In an article by Patel et al published in BJUI (2012) the authors studied 234 patients with suspected renal cancer less than 4cms in size. 71 were treated by surveillance, 41 by radical nephrectomy and 90 by partial nephrectomy. After a median follow up of 34 months over 53% of masses managed by surveillance had not increased in size and only 1 (with multiple tumours) had spread. 20% went on to ablative therapy. Cancer specific survival was 99%, 93% and 97% with overall survival of 83%, 80% and 90% for surveillance, radical and partial nephrectomy groups respectively. The authors conclude that active surveillance of renal masses <4cms is as safe as surgery in the short term.

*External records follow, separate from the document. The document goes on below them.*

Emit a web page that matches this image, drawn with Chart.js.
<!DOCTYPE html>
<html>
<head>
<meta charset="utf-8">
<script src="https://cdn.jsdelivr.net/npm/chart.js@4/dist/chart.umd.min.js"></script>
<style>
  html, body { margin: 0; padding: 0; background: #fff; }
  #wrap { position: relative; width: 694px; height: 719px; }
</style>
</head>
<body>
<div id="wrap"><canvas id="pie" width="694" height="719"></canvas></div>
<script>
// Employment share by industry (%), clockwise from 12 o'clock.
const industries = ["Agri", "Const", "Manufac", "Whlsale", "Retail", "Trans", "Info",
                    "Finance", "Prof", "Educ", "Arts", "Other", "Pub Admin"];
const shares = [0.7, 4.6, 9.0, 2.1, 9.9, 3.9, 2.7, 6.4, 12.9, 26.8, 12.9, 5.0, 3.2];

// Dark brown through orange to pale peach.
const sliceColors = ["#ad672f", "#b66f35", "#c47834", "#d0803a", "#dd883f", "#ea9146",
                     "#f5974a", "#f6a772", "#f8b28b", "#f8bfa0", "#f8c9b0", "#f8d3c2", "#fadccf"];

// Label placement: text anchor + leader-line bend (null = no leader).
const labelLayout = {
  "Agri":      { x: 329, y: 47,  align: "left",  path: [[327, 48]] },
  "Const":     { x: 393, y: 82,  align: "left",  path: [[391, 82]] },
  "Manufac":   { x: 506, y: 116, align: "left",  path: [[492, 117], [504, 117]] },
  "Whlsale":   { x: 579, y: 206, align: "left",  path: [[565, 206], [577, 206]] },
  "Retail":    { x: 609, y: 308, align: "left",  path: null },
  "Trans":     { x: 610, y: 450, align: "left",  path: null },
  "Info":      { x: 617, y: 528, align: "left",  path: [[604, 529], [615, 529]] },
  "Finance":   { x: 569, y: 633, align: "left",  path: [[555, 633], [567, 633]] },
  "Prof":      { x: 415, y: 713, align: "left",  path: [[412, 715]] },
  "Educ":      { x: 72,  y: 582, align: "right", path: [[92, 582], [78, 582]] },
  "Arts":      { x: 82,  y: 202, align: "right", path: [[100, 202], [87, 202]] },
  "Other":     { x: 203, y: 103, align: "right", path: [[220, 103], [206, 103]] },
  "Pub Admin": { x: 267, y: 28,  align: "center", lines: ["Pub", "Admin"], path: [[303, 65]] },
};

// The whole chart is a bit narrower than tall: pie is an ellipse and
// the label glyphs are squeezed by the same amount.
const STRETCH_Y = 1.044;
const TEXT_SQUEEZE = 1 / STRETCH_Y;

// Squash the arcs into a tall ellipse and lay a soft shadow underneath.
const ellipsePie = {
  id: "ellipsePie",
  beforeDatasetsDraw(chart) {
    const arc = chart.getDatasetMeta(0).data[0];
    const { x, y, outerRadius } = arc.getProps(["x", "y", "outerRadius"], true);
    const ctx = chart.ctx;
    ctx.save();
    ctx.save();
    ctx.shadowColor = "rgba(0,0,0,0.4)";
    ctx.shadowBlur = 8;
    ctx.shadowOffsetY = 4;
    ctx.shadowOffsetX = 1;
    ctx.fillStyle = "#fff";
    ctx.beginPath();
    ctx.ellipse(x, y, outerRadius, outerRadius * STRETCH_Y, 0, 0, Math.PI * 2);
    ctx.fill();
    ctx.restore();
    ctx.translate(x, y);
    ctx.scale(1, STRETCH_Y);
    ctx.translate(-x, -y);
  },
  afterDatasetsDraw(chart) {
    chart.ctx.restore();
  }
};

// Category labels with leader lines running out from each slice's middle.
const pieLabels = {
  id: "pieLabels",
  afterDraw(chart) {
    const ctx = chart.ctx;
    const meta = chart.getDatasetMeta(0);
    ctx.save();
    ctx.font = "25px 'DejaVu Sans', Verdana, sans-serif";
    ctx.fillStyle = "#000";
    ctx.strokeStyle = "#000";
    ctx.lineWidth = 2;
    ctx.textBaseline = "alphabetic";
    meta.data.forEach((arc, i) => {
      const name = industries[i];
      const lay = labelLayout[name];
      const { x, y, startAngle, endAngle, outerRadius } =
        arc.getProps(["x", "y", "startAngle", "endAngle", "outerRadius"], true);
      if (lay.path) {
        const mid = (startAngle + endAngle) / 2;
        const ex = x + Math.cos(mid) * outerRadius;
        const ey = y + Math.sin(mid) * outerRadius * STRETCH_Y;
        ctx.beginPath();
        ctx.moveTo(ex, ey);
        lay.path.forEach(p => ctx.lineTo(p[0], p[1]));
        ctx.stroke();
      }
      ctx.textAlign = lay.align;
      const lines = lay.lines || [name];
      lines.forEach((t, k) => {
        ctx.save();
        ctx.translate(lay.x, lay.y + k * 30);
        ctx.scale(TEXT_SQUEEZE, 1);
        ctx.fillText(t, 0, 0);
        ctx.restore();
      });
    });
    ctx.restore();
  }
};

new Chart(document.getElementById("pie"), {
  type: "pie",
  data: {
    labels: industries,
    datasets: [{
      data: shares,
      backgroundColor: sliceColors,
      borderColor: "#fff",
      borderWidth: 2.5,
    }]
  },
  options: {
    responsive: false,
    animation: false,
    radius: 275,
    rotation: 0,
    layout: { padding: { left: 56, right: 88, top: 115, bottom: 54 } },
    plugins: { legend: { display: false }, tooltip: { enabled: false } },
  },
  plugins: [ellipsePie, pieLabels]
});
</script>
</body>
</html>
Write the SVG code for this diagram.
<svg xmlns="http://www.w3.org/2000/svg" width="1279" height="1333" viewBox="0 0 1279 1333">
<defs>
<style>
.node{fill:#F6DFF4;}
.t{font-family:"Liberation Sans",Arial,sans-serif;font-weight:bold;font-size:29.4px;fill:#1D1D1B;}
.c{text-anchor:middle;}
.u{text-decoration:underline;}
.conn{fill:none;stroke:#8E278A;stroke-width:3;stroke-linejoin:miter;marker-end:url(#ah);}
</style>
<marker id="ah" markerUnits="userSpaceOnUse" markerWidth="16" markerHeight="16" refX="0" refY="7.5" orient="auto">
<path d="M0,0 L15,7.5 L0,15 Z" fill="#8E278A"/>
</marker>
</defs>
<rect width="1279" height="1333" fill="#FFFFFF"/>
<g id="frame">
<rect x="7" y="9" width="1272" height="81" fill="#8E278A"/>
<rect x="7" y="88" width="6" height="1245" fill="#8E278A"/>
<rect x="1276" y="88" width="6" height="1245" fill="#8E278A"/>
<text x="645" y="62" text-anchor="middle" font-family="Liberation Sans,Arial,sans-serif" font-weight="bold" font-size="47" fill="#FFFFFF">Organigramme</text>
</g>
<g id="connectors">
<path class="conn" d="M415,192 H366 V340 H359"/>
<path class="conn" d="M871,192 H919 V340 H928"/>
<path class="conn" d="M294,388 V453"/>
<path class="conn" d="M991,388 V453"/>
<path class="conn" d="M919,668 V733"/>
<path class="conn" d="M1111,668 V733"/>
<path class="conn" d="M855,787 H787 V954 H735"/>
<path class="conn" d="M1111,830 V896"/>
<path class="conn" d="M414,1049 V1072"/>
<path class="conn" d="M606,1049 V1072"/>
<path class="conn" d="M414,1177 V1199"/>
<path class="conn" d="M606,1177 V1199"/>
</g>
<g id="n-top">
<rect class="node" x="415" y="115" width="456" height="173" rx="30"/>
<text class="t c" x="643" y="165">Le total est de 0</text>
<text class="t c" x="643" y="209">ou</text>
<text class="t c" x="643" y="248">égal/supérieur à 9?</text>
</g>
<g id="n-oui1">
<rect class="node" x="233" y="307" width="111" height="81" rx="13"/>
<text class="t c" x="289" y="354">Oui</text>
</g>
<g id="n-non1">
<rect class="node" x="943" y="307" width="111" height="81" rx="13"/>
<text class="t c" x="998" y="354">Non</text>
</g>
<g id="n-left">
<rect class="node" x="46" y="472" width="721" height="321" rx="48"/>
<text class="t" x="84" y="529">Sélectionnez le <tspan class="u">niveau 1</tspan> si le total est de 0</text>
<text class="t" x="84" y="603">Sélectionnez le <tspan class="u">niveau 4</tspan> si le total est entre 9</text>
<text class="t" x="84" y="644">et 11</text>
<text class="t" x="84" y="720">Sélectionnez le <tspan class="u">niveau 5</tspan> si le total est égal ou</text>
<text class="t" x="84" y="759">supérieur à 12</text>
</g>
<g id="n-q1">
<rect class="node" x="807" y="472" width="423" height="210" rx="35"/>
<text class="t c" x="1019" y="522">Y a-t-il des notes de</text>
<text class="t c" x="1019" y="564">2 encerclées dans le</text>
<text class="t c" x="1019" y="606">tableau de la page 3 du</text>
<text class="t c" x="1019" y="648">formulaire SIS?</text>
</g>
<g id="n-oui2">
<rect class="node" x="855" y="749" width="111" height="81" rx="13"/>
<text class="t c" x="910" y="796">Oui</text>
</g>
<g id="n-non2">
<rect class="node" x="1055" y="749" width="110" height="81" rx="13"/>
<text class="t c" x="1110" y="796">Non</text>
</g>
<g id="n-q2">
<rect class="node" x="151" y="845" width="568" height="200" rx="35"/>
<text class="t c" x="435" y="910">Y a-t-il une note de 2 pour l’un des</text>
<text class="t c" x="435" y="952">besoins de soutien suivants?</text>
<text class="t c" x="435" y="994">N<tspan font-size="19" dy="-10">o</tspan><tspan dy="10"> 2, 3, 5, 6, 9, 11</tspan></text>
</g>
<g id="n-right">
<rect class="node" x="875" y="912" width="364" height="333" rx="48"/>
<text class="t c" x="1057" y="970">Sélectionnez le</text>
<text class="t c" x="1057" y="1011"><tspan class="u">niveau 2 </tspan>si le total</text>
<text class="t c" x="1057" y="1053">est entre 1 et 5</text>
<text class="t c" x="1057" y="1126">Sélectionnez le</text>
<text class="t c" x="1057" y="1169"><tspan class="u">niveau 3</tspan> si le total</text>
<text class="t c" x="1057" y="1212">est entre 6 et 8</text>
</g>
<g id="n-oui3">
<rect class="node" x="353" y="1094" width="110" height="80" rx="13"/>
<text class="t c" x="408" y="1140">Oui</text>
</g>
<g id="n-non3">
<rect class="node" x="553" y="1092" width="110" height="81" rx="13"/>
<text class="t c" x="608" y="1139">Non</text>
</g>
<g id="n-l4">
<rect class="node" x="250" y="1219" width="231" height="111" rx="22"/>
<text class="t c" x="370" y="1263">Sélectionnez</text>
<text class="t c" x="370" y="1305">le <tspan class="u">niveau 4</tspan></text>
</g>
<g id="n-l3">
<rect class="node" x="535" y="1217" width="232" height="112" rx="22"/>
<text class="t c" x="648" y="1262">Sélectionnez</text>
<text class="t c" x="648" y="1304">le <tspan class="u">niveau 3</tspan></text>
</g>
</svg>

New guidelines (2012) have been published by the American Urological Association (AUA) for the investigation of symptomatic haematuria. There are several differences between these guidelines and UK guidelines. For example, UK guidelines suggest investigating all patients with cystoscopy over 40 years old, whereas AUA guidelines suggest over 35. AUA guidelines suggest CT urogram or MR urogram imaging, but UK guidelines do not specify. AUA guidelines suggest full reevaluation of persistent asymptomatic haematuria within 3 to 5 years, whereas UK guidelines suggest limited annual reevaluation with blood pressure and urinary protein:creatinine testing, with full evaluation only in the presence of symptoms or visible haematuria.
In an article by Vargas et al published in J Urol (2012), the authors showed that MRI could predict aggressive prostate cancer in patients initially thought to have low risk prostate cancer. Such upgrading is a barrier to the acceptance of active surveillance for men with prostate cancer. A total of 388 consecutive men (mean age 60.6 years, range 33 to 89) with clinically low risk prostate cancer (initial biopsy Gleason score 6 or less, prostate specific antigen less than 10 ng/ml, clinical stage T2a or less) underwent MRI before confirmatory biopsy. Three radiologists independently and retrospectively scored tumour visible on MRI using a 5-point scale (1—definitely no tumour to 5—definitely tumour). Associations between magnetic resonance imaging scores and confirmatory biopsy findings were evaluated.
On confirmatory biopsy, Gleason score was upgraded in 79 of 388 (20%) patients. Magnetic resonance imaging scores of 2 or less had a high negative predictive value (0.96–1.0) and specificity (0.95–1.0) for upgrading on confirmatory biopsy. A magnetic resonance imaging score of 5 was highly sensitive for upgrading on confirmatory biopsy (0.87–0.98).
The authors concluded that MRI was useful in the selection of patients for management with active surveillance.